Finding the root cause of failure is essential, especially when you are working with large codebases.

For my biggest running project, I customize about 1GB of source code not written by me. Every bug needs to be chased until one actually understands why it happened otherwise it's too risky to just make a patch that "seems" to fix it.

Plus, in the process you usually learn a new and interesting thing about a previously unknown part of the codebase.

Of course, very few customers actually understand the importance of this and have the budget to allow you this "luxury".

Fixing the bug for most of the servers and leaving a small fraction with the old codebase to investigate the bug some more sound interesting but I couldn't be doing that.

gaius · on July 15, 2010

A gigabyte of source code!? That's the entire depot not just one tag, right?

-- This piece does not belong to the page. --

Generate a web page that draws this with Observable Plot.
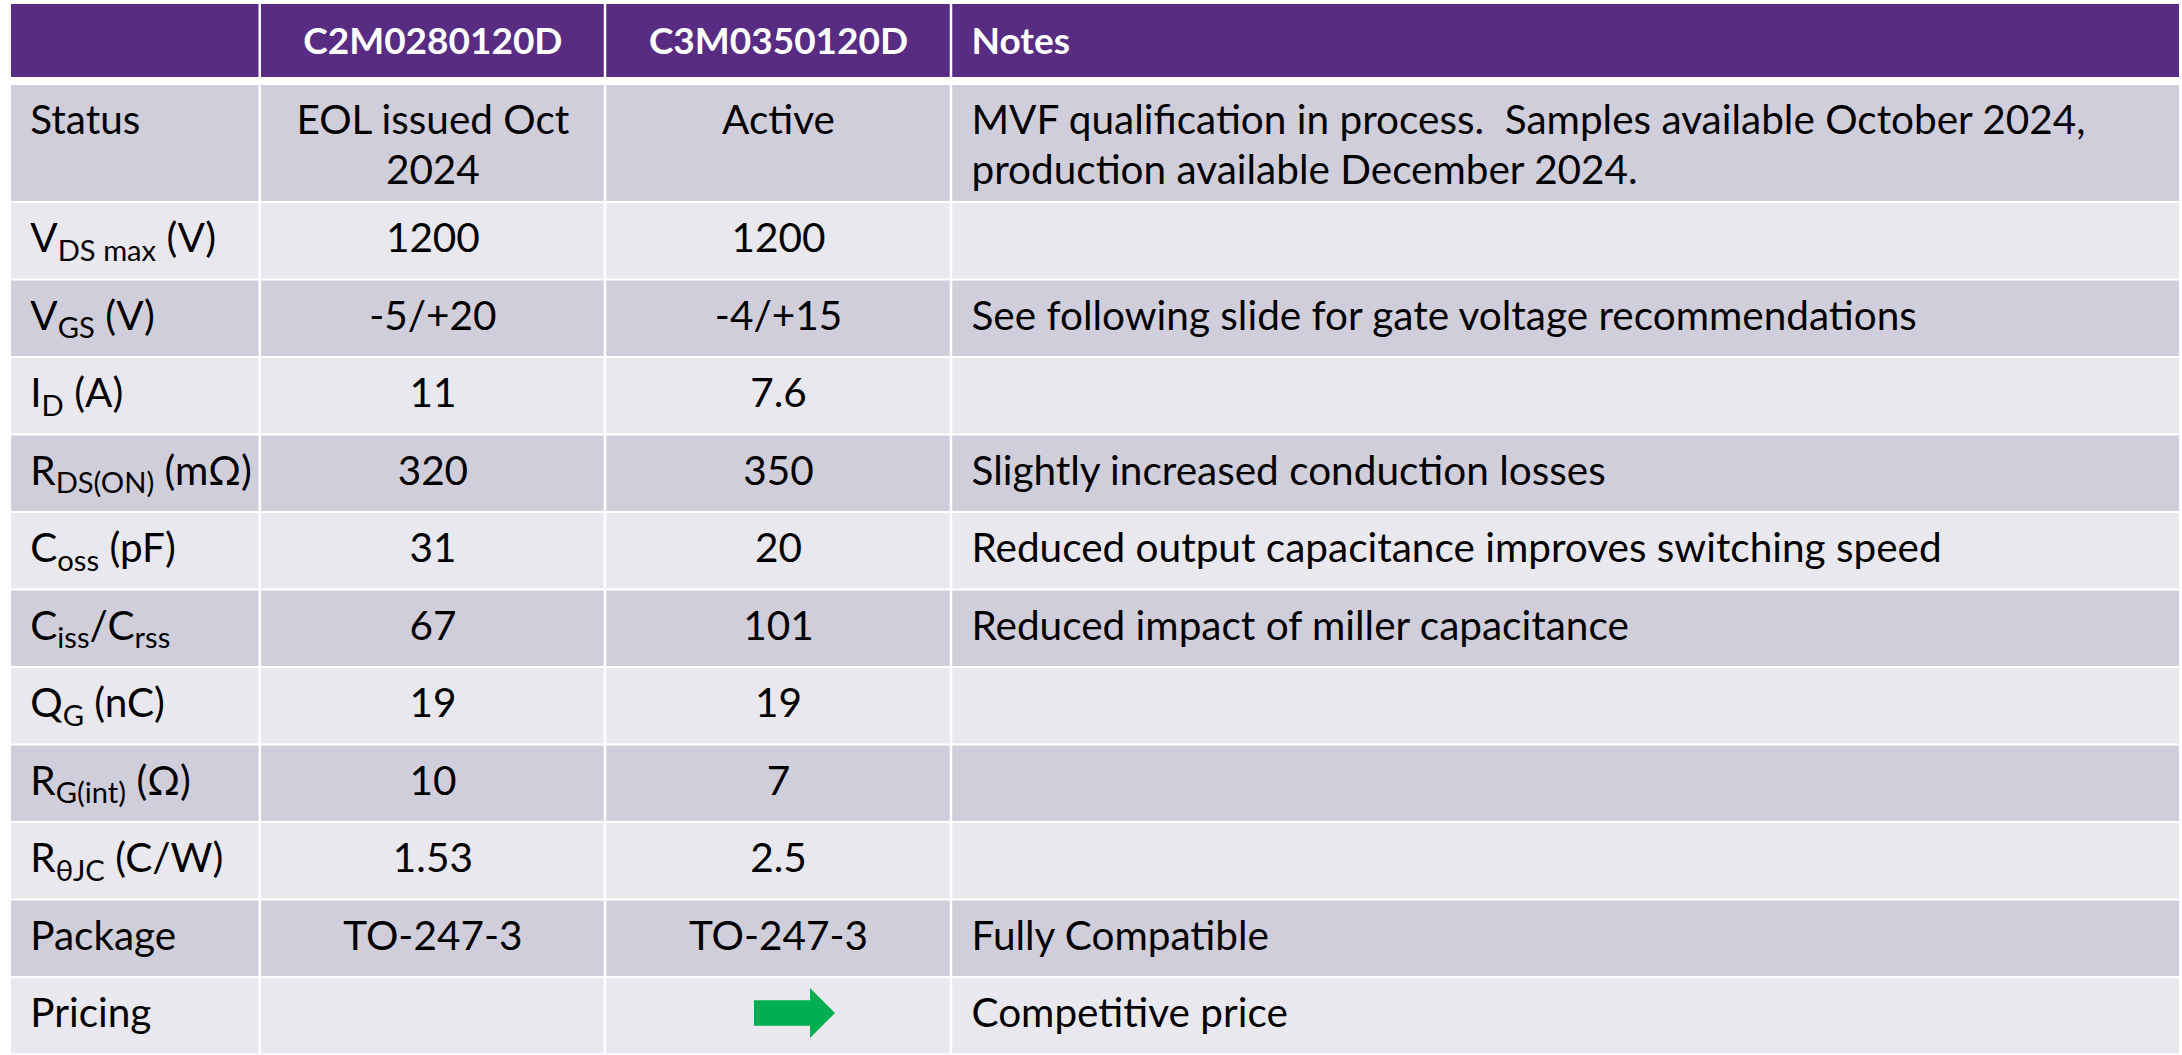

fierarul · on July 15, 2010

Actually, it's just about 800MB of source code with 150MB of external dependencies. I never counted the lines of code until today but apparently just for the main language there are over 9 MLOC.

Of course, this doesn't actually matter as I don't touch most of the code and the "recently active" part seems to measure only about 275 KLOC. But when a bug arrives it might take me anywhere; even so, I don't think I've visited more than 35% of the codebase.

pmjordan · on July 15, 2010

The Linux kernel currently is around 450MB of source code. I've worked on individual projects with 1-2MLOC, I suspect that's about 100MB of code. A couple of those don't seem all that implausible.

gaius · on July 15, 2010

Hmm

    yulia:/usr/src# bzcat linux-source-2.6.32.tar.bz2 |wc -c
    382382080

382M. Tho' is it really one "thing"? A lot of that is device drivers, loadable modules etc that no single install will ever have.

pmjordan · on July 15, 2010

I guess my 450MB are from 2.6.34 and are the disk usage of the actual untarred sources that I'm working from, so my figure includes cluster off-cuts (the bytes needed to round up to the nearest 4096 for each file).

It's certainly one thing in that it all uses the same build script; and any of the pieces are pretty worthless on their own.

Mongoose · on July 15, 2010

Is there a bash.org-style site for programmer horror stories? They pop up once in a while on HN, but it would be nice to have a single-service site for these kinds of stories.

gaius · on July 15, 2010

http://thedailywtf.com/Default.aspx

sh1mmer · on July 15, 2010

Great article, but for someone reason when I saw the headline I thought it was going to be able Al Gore.

gcheong · on July 15, 2010

I thought this was going to be about how Al Gore programs his own climate change models.